Article by Rabbi Shapiro about Amendment on Florida’s Nov 2018 ballot

Forward–article by Rabbi Shapiro
Did you know that Florida has a commission, mandated by Sunshine State voters in 1968, that meets only every 20th year? It began in 1978, met again (different commissioners, but same commission) in 1998, and now in 2018! Prepare yourself—it will meet again in 2038 and 2058 unless the law is changed!

This group is called “The Constitution Revision Commission” and is made up of the Attorney General, fifteen appointees from the Governor, nine appointees from the Florida Senate President, nine appointees from the Speaker of the Florida House of Representatives and three appointees from the Chief Justice of the Florida Supreme Court. You need to know this just to get an idea of where on the political spectrum, from left to right, these commissioners are situated!
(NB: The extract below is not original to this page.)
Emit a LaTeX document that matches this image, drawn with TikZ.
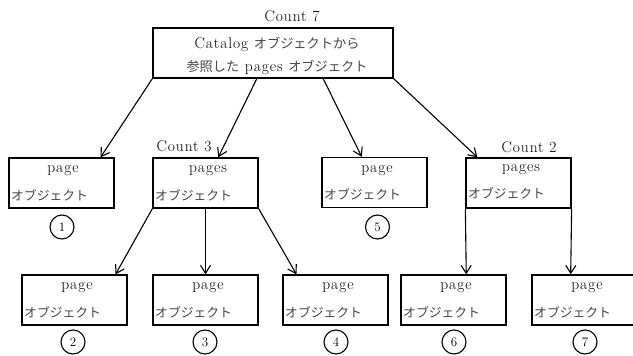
\documentclass[tikz,border=0pt]{standalone}
\usepackage{fontspec}
\newfontfamily\jp{Noto Sans CJK JP}
\newfontfamily\lat{Latin Modern Roman}[LetterSpace=6]
\usetikzlibrary{arrows.meta,calc}
\newcommand{\J}[1]{{\fontsize{13.2}{15}\selectfont\jp\color{black!72}#1}}
\tikzset{
  box/.style={draw, line width=1.3pt, rectangle, minimum width=105pt, minimum height=50pt, inner sep=0pt},
  bigbox/.style={box, minimum width=240pt},
  lat/.style={font=\lat\fontsize{15.5}{18}\selectfont, inner sep=0pt},
  jpl/.style={font=\fontsize{12.8}{15}\selectfont\jp, text=black!72, inner sep=0pt, anchor=west},
  num/.style={draw, circle, line width=1.1pt, minimum size=24pt, inner sep=0pt, font=\fontsize{13}{15}\selectfont},
  arr/.style={line width=1.1pt, -{Straight Barb[length=8pt,width=10pt,line width=1.1pt]}},
}
\begin{document}
\begin{tikzpicture}[x=1pt,y=-1pt]
\useasboundingbox (0,0) rectangle (633,356);
\fill[white] (0,0) rectangle (633,356);
\begin{scope}
\clip (0,0) rectangle (633,356);
% level 1
\node[bigbox] (cat) at (273,53) {};
\node[lat] (catl1) at (277,44) {Catalog \J{オブジェクトから}};
\node[lat] (catl2) at (277,67) {\J{参照した} pages \J{オブジェクト}};
\node[lat] (c7) at (292,16) {Count 7};
% level 2
\node[box] (p1) at (61.5,183) {};
\node[lat] (p1a) at (63,171) {page};
\node[jpl] (p1b) at (11,195) {オブジェクト};
\node[num] (n1) at (62,227) {1};

\node[box] (ps3) at (205.5,183) {};
\node[lat] (ps3a) at (208,171) {pages};
\node[jpl] (ps3b) at (155,195) {オブジェクト};
\node[lat] (c3) at (184,146) {Count 3};

\node[box] (p5) at (374.5,182.5) {};
\node[lat] (p5a) at (377,171) {page};
\node[jpl] (p5b) at (324,194) {オブジェクト};
\node[num] (n5) at (377.5,227) {5};

\node[box] (ps2) at (518.5,183) {};
\node[lat] (ps2a) at (521,170) {pages};
\node[jpl] (ps2b) at (468,193) {オブジェクト};
\node[lat] (c2) at (529,147) {Count 2};
% level 3
\node[box] (p2) at (74.5,300) {};
\node[lat] (p2a) at (77,288) {page};
\node[jpl] (p2b) at (24,312) {オブジェクト};
\node[num] (n2) at (73,342) {2};

\node[box] (p3) at (205.5,300) {};
\node[lat] (p3a) at (208,288) {page};
\node[jpl] (p3b) at (155,312) {オブジェクト};
\node[num] (n3) at (205,342) {3};

\node[box] (p4) at (335.5,300) {};
\node[lat] (p4a) at (338,288) {page};
\node[jpl] (p4b) at (285,312) {オブジェクト};
\node[num] (n4) at (336,342) {4};

\node[box] (p6) at (453.5,300) {};
\node[lat] (p6a) at (456,288) {page};
\node[jpl] (p6b) at (403,312) {オブジェクト};
\node[num] (n6) at (454,342) {6};

\node[box] (p7) at (584.5,300) {};
\node[lat] (p7a) at (587,288) {page};
\node[jpl] (p7b) at (534,312) {オブジェクト};
\node[num] (n7) at (585,342) {7};
% connectors
\draw[arr] (cat.south west) -- ($(p1.north west)!0.867!(p1.north east)$);
\draw[arr] ($(cat.south west)!0.433!(cat.south east)$) -- ($(ps3.north west)!0.62!(ps3.north east)$);
\draw[arr] ($(cat.south west)!0.708!(cat.south east)$) -- ($(p5.north west)!0.38!(p5.north east)$);
\draw[arr] (cat.south east) -- ($(ps2.north west)!0.114!(ps2.north east)$);
\draw[arr] (ps3.south west) -- ($(p2.north west)!0.886!(p2.north east)$);
\draw[arr] (ps3.south) -- (p3.north);
\draw[arr] (ps3.south east) -- ($(p4.north west)!0.133!(p4.north east)$);
\draw[arr] (ps2.south west) -- ($(p6.north west)!0.62!(p6.north east)$);
\draw[arr] (ps2.south east) -- ($(p7.north west)!0.37!(p7.north east)$);
\end{scope}
\end{tikzpicture}
\end{document}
The work of the Constitution Revision Commission began in September 2017 with organizational meetings and the process of collecting proposals for changing Florida’s Constitution. Proposals were solicited from the public and the commissioners themselves. A process for narrowing the list down from the 782 public proposals and 103 commissioner proposals led to a list of 37 proposals that were brought to a series of “listening meetings” around the state including one on the campus of the University of North Florida. It was an opportunity for public comment on the 37 proposals and 180 people signed up to have their voices heard.

One of the proposals calls for the elimination of language from our Florida Constitution, Article I, SECTION 3. Religious freedom. That Section 3 currently reads:

There shall be no law respecting the establishment of religion or prohibiting or penalizing the free exercise thereof. Religious freedom shall not justify practices inconsistent with public morals, peace or safety. No revenue of the state or any political subdivision or agency thereof shall ever be taken from the public treasury directly or indirectly in aid of any church, sect, or religious denomination or in aid of any sectarian institution.

Proposal 4 (it will have a different amendment # when it appears on our ballot) calls for the elimination of that second sentence of Article 1, Section 3. Eliminating that second sentence would allow the government to take revenue from the “public treasury, directly or indirectly, in aid of any church, sect, or religious denomination or in aid of any sectarian institution.”

A powerful delegation, led by Freethought Society’s Earl Coggins went to the hearing to oppose Proposal 4. The speakers on our side (and there were many who were not part of the Freethought Society, educators, representatives from the American Civil Liberties Union, the League of Women Voters, prominent among them) were eloquent in their defense of the wall of separation of church and state that has made our country so great. Many spoke of the real intent of this proposal, to fund religious schools that otherwise are unregulated by the state, have teachers with little more than high school educations, principals who have not graduated from college, curricula that teach science based on superstitions debunked during the renaissance and revisionist history that speaks to the Christian roots of our country. Many did not want to be coerced into supporting religious institutions whose teachings are counter to their own beliefs.

Hopefully the commissioners were listening! But if not, Proposal 4 calling on the end of the restriction of funding religious institutions with tax money, yours and mine, will, undoubtedly, find its way to a ballot that you will have an opportunity to cast this fall!

The price of our liberty is eternal vigilance! We were lucky to have Freethought Society President Earl Coggins and his delegation speaking for us, against this proposal!